Macro-economic factors, particularly the shift in expectations regarding the US Federal Reserve’s interest rates, have contributed to the recent market correction. However, the ETH futures premium, now at a three-month low, has raised questions about additional pressures influencing Ethereum’s price.





Addressing Ethereum’s persistent high gas fees, a source of concern for traders and investors, is crucial for the network’s competitiveness against scalable blockchains like BNB Chain, Solana, and Avalanche.
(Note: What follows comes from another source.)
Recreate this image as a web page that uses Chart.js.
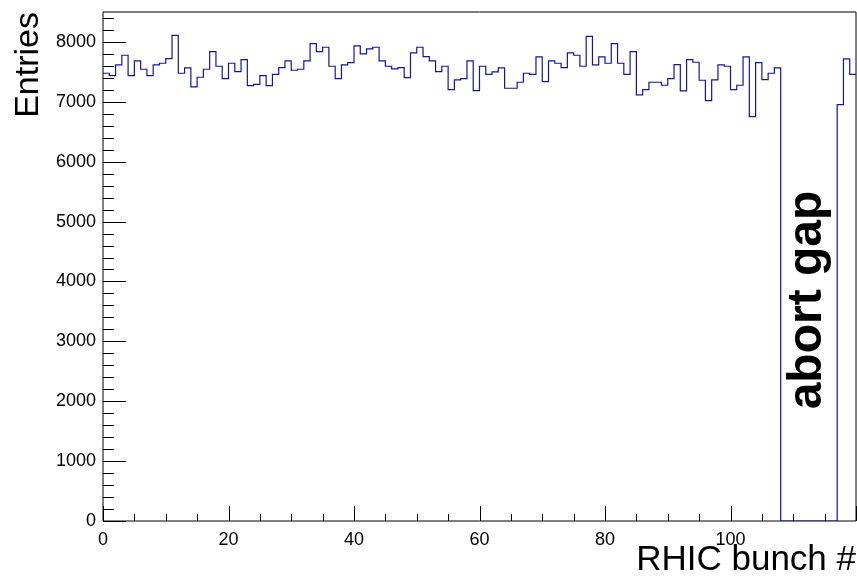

A positive development in this regard is the successful testing of the Ethereum Dencun upgrade, announced by core developer Tim Beiko on Feb. 1. The upcoming hard fork will introduce proto-danksharding, aiming to lower the costs of rollup scalability solutions. While analysts anticipate mainnet activation by March, no official deadline has been confirmed by the Ethereum Foundation. Emphasizing the significance of layer-2 solutions, the top four networks—Arbitrum, Optimism, Manta, and Base—currently boast a combined $4.2 billion in total value locked (TVL), surpassing BNB Chain’s $3.5 billion in smart contract deposits, according to DefiLlama. Notably, Ethereum rollups processed 4.2 times more transactions per day than the mainnet in the past week, as reported by L2Beat.